Even though there are a lot of buffers on a given network, there is a chance that one (or more) of those buffers will become full. If that full buffer happens to be near a known (or unknown) network bottleneck and that bottleneck gets saturated, suddenly you have packets running smack dab into a queue, waiting for the buffer in question to empty out and deliver said packets to the next hop in the network. Packets are getting lost, so TCP (and UDP) will try to work around the problem and deliver the information via another route. But if that full buffer is on the last network hop or two before its destination (or just outside the source of the packets), then there is very little the packets can do but sit through the buffer queue and wait to get passed on.
Buffers in situations like this actually defeat congestion avoidance protocols, because they’re impossible to get around.

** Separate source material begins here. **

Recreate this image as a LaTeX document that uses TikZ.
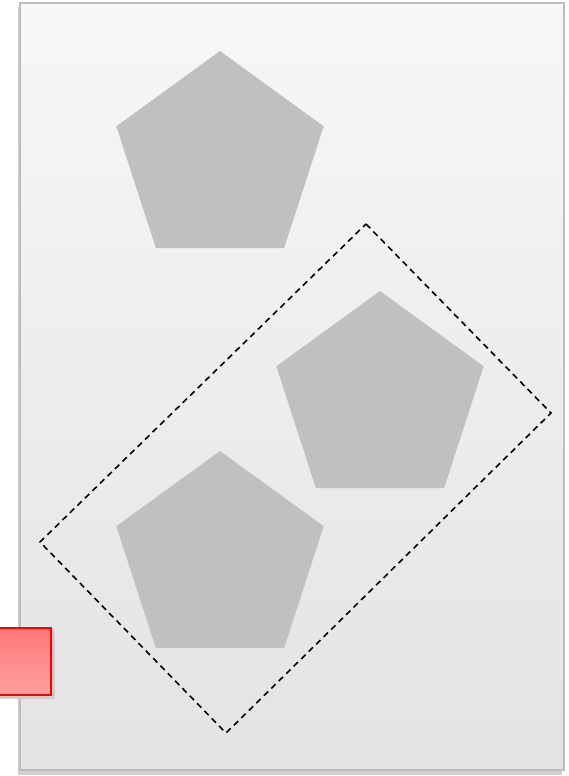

Like running into a traffic jam on a highway with no exits around.
It’s important to note that the problem of bufferbloat is not just because there are more buffers around. It’s that there are so many buffers on the network that the odds of one being near a network bottleneck have risen very significantly.

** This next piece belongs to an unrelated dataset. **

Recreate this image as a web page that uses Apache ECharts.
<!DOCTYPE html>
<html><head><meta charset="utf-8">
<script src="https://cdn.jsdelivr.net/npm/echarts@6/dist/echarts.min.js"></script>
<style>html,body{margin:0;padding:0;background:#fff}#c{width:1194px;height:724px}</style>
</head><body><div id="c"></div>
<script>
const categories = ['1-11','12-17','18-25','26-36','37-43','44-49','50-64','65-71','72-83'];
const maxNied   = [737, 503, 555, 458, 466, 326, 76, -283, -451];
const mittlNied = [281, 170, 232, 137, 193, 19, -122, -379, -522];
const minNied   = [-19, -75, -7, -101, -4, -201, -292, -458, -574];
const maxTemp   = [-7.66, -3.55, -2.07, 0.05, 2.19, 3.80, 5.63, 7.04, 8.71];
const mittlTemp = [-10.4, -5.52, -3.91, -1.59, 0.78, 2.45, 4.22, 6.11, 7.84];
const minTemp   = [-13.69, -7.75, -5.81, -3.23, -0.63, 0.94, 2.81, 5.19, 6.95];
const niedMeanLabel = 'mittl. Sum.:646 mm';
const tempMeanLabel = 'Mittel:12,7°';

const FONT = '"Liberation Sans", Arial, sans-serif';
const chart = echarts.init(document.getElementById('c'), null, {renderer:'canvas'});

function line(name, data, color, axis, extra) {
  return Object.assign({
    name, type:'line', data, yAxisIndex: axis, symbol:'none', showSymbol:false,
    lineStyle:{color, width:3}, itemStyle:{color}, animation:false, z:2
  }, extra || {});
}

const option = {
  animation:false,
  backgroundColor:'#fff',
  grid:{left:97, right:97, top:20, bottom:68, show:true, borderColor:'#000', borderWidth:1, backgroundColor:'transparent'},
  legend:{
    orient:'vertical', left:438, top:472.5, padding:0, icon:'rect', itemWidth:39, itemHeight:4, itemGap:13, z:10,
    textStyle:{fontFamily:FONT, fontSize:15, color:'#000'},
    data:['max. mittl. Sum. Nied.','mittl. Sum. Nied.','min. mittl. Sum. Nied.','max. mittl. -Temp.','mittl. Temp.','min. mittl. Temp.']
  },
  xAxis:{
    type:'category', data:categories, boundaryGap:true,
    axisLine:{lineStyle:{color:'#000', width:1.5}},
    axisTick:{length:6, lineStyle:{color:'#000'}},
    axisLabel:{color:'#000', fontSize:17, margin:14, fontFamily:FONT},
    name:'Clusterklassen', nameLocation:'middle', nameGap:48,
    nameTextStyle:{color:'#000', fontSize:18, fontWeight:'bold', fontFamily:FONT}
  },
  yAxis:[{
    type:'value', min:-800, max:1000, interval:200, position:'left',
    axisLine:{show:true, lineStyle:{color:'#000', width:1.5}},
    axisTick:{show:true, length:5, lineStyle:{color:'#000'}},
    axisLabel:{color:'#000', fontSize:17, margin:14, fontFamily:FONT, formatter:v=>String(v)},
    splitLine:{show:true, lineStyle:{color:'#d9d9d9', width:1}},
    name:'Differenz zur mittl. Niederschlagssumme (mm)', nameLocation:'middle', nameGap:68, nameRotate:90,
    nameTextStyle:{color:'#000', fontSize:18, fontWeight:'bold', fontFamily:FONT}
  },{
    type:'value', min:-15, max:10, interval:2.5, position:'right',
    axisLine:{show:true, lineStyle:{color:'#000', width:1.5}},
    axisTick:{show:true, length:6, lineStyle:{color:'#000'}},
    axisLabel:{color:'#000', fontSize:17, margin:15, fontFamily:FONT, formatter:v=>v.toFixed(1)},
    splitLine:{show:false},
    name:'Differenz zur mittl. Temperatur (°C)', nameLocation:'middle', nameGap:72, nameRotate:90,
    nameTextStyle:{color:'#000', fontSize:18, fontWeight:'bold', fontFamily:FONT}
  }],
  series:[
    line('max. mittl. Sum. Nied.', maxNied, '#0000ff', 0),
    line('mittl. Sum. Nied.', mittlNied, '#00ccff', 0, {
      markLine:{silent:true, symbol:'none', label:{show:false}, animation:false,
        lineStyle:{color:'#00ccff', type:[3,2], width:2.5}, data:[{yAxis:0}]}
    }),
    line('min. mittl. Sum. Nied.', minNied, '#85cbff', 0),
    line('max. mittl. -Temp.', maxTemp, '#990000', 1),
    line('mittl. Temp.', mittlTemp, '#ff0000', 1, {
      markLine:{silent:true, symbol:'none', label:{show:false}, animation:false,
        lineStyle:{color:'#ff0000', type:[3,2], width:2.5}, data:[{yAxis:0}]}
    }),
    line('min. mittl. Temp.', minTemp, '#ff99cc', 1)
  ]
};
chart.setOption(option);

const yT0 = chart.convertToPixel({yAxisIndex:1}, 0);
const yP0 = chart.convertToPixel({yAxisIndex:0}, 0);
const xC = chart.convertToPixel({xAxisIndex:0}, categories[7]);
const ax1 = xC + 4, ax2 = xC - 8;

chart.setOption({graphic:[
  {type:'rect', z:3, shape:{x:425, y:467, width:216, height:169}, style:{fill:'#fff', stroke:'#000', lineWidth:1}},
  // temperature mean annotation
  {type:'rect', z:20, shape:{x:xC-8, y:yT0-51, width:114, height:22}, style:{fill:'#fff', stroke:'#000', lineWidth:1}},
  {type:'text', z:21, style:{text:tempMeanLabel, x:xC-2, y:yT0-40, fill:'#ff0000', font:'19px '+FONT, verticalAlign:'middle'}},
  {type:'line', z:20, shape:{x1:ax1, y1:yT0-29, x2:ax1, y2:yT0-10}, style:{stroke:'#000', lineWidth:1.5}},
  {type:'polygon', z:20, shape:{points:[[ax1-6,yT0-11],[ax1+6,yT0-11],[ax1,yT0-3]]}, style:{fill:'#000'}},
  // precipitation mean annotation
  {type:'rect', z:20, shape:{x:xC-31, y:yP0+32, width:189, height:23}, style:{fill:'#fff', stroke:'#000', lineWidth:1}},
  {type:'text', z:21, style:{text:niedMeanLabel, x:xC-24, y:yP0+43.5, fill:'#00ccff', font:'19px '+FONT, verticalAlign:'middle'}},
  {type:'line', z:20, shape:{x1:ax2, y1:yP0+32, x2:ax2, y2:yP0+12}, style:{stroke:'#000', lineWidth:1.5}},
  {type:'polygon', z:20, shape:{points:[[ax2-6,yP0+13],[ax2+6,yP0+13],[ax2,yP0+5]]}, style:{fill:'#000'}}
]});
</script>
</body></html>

Recently, the situation has been exacerbated by the proliferation of wireless networks, which are almost automatically going to be a bottleneck, given that transmission speeds are usually slower than over-the-wire. Another problem, which Gettys has repeatedly pointed out, is the retirement of Windows XP, which capped buffer space at the OS level to 64K. Newer versions of Windows — and OS X and Linux — have TCP window scaling, which enables the operating system to increase the buffer size as needed.
Now think about bufferbloat and picture a variable-sized buffer right next to a wireless home network. The problem is not hard to imagine.
The solution, at least in a broader sense, will be.
What makes this problem even more difficult to solve is Gettys’ assertion that buffers will only be noticeable in a network path where they are near a saturated bottleneck. So you may have a buffer causing problems one day and be perfectly fine (and invisible) the next.
There are, as Gettys himself points out, various ways to engineer around the problem. Gamer routers and other end-to-end congestion avoidance solutions can be applied, usually to short-term gains. But such solutions may only work for a short time, because while they benefit the few using them, such congestion-avoidance systems can disrupt “normal” traffic, further damaging the network ecosystem. For Gettys, it’s an application of gaming theory: short-term gain may not bring a long-term win.
Gettys’ blog and the new bufferbloat website have become a touchstone for network engineers working on solving this problem, but it will be tricky. Active queue management (AQM) is pointed to as a good solution, but even though AQM has been around a while it is not widely deployed, and when it is deployed, it may not be properly configured. Wider deployment and education will help.
Traffic classification may also help in the short-term. Gettys has plenty of advice on his sites for tweaking Quality of Service settings on routers to try to decrease latency.
In the end, it may take an entirely new kind of protocol for packet delivery to solve this problem. Hardware and software deployed now is abusing TCP/UDP congestion avoidance mightily, and if that can’t be put in check, new protocols may have to be the answer.
Build smarter cars, in other words, and maybe you’ll avoid more traffic jams.